SOURCE EXCERPT
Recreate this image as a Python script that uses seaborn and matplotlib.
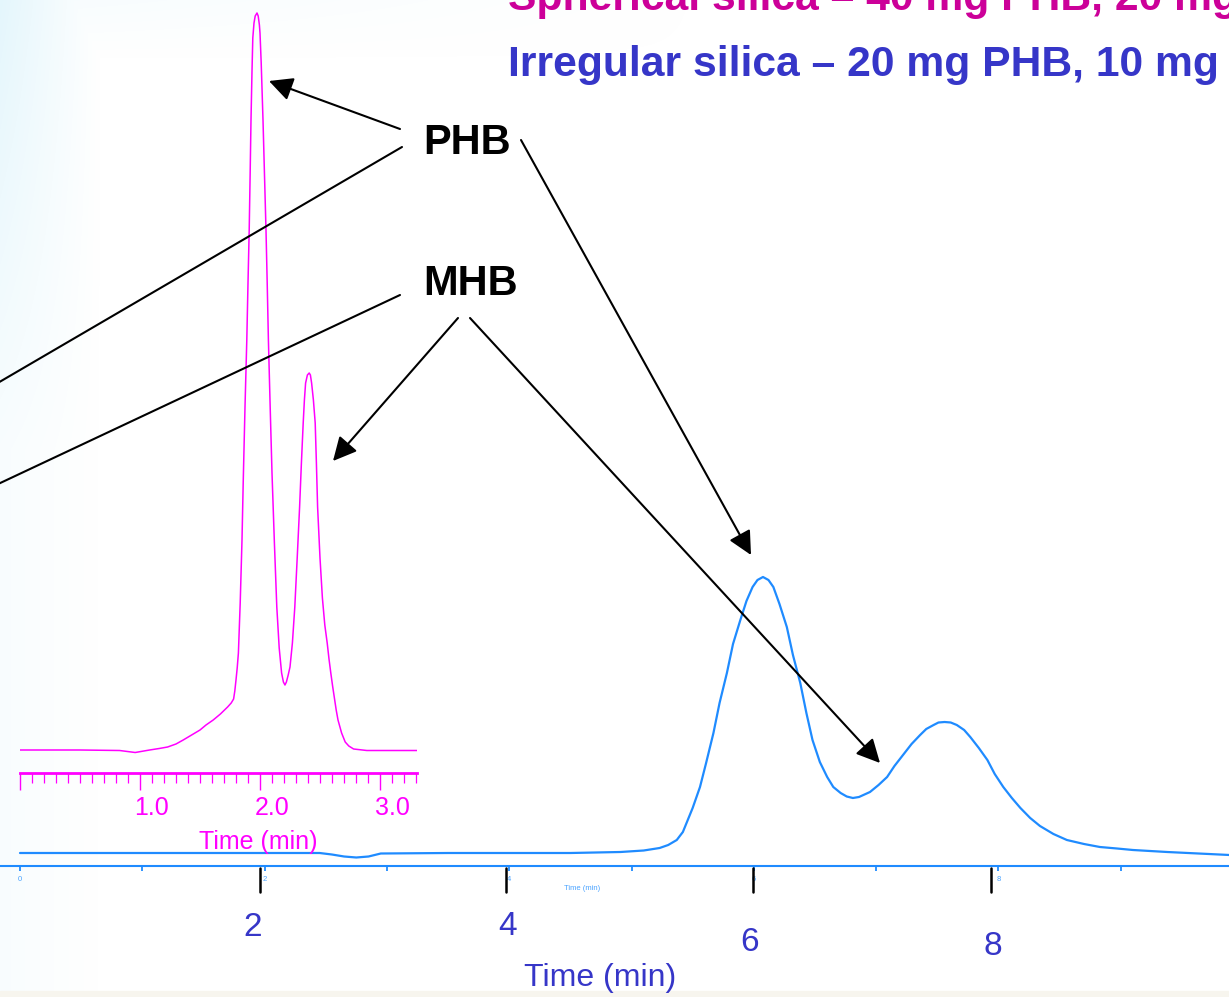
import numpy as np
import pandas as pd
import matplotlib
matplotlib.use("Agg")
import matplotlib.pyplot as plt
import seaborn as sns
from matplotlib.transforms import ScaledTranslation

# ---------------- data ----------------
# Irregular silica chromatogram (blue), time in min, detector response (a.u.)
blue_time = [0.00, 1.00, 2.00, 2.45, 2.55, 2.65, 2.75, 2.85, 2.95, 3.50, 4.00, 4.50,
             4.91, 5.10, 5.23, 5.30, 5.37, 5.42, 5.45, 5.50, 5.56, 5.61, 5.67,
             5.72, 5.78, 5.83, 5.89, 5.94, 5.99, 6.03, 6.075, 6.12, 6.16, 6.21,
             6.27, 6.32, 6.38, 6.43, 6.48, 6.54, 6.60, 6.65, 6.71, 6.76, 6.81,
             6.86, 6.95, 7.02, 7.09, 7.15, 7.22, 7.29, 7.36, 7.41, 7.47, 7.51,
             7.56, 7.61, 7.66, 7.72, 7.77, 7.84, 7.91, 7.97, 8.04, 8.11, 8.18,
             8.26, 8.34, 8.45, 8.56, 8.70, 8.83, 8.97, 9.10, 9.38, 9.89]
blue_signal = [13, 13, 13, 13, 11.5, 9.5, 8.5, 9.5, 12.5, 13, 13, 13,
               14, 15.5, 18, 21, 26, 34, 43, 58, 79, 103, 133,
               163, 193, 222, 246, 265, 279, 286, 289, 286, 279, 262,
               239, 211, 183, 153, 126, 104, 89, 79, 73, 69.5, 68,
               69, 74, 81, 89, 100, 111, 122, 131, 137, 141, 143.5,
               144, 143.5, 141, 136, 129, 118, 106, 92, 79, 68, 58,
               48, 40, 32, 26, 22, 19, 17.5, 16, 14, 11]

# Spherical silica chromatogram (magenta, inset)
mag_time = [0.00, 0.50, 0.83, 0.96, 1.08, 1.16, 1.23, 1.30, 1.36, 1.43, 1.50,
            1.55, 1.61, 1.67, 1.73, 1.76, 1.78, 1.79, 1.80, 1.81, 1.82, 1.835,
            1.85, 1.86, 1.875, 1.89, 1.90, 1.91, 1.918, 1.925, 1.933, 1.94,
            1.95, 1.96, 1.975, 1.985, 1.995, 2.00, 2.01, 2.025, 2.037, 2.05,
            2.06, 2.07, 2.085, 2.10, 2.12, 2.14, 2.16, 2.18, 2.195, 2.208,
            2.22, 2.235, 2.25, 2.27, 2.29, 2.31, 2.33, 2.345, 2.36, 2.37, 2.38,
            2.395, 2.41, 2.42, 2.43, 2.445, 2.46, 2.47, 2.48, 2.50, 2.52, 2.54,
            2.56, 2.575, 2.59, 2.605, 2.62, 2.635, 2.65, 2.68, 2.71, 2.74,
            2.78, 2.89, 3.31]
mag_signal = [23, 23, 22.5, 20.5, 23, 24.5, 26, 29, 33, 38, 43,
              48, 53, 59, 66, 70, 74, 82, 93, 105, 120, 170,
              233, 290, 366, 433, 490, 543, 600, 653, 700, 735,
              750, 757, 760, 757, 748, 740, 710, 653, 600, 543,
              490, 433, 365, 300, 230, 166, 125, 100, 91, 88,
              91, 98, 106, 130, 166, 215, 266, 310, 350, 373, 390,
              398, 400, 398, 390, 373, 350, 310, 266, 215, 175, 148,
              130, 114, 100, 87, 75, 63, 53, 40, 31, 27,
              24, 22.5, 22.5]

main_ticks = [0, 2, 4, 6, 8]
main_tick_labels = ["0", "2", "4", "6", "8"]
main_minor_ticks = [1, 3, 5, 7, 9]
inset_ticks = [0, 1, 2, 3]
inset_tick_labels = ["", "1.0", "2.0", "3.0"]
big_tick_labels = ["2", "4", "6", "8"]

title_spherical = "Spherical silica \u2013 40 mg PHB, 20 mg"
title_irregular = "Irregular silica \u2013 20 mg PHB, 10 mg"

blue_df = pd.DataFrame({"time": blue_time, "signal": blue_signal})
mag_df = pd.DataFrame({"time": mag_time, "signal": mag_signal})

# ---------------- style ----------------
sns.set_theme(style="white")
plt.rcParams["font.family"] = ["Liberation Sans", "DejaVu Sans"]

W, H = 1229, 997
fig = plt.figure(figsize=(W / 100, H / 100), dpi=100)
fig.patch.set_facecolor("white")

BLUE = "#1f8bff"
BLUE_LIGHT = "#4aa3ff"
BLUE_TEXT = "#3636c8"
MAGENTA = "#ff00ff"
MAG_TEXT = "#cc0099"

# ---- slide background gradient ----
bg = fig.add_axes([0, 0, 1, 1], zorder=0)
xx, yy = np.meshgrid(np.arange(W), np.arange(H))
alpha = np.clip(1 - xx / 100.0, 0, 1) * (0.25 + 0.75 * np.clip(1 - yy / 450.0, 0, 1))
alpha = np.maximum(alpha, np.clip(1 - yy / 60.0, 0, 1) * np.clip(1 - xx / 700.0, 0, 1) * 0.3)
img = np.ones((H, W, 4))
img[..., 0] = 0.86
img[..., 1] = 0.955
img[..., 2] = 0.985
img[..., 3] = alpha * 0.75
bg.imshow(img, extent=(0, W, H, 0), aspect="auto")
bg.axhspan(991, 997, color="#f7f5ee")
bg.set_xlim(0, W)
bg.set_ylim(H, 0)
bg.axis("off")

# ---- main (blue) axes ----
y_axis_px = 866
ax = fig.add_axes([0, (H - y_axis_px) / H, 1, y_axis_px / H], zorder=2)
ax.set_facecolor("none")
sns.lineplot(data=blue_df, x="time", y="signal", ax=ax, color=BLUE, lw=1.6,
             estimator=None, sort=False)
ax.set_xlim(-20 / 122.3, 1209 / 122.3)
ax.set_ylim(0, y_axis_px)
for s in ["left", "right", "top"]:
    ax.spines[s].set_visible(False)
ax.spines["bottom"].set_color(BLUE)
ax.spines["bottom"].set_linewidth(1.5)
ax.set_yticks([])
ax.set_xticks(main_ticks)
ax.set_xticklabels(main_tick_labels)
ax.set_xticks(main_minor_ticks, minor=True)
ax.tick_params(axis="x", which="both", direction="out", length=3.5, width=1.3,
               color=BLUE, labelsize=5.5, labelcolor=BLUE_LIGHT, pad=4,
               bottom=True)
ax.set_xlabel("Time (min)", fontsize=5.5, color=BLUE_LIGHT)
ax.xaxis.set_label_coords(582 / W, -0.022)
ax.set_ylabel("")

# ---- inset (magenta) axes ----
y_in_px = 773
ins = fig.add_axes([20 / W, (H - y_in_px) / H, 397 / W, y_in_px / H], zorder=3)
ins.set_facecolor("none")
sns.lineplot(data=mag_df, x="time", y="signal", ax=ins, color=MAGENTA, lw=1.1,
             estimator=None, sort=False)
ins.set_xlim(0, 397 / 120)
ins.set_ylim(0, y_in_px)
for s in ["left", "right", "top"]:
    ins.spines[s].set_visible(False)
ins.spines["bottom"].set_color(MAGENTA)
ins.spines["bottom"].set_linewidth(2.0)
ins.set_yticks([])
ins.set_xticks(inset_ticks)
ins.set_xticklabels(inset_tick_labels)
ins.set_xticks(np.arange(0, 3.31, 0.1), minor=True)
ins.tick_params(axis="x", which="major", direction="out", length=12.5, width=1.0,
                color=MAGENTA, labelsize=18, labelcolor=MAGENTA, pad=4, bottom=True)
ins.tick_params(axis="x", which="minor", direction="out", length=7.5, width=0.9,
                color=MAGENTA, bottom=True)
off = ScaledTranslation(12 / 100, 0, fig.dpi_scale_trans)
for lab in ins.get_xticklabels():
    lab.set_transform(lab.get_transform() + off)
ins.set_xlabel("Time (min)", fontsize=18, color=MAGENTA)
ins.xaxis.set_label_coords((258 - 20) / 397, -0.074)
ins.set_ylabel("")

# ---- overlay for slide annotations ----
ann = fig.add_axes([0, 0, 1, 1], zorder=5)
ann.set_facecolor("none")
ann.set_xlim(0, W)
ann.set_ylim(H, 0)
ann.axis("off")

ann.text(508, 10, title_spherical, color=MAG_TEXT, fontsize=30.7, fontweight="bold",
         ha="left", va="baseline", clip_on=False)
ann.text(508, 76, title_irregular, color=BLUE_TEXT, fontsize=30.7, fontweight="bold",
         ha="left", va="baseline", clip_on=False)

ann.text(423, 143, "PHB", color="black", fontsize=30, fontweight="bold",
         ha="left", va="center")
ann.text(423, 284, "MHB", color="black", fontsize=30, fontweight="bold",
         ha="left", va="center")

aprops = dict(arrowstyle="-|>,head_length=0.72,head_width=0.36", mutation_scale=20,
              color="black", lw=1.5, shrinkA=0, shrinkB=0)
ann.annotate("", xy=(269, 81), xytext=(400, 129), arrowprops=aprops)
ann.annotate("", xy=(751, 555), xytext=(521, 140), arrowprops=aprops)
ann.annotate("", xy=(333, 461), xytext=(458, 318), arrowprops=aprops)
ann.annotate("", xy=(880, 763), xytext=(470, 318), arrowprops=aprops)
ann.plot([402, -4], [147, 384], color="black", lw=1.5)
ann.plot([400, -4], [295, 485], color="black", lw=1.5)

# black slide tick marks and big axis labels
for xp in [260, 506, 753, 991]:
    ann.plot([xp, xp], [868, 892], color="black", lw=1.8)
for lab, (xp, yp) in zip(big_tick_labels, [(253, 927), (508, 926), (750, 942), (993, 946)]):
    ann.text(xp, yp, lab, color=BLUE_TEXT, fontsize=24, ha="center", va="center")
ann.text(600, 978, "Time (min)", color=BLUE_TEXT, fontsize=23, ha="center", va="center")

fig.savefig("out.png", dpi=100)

EXERCISE PROMPT
Show the lines of the material that contain the word "matplotlib".

ANSWER IN FULL
Recreate this image as a Python script that uses seaborn and matplotlib.
import matplotlib
matplotlib.use("Agg")
import matplotlib.pyplot as plt
from matplotlib.transforms import ScaledTranslation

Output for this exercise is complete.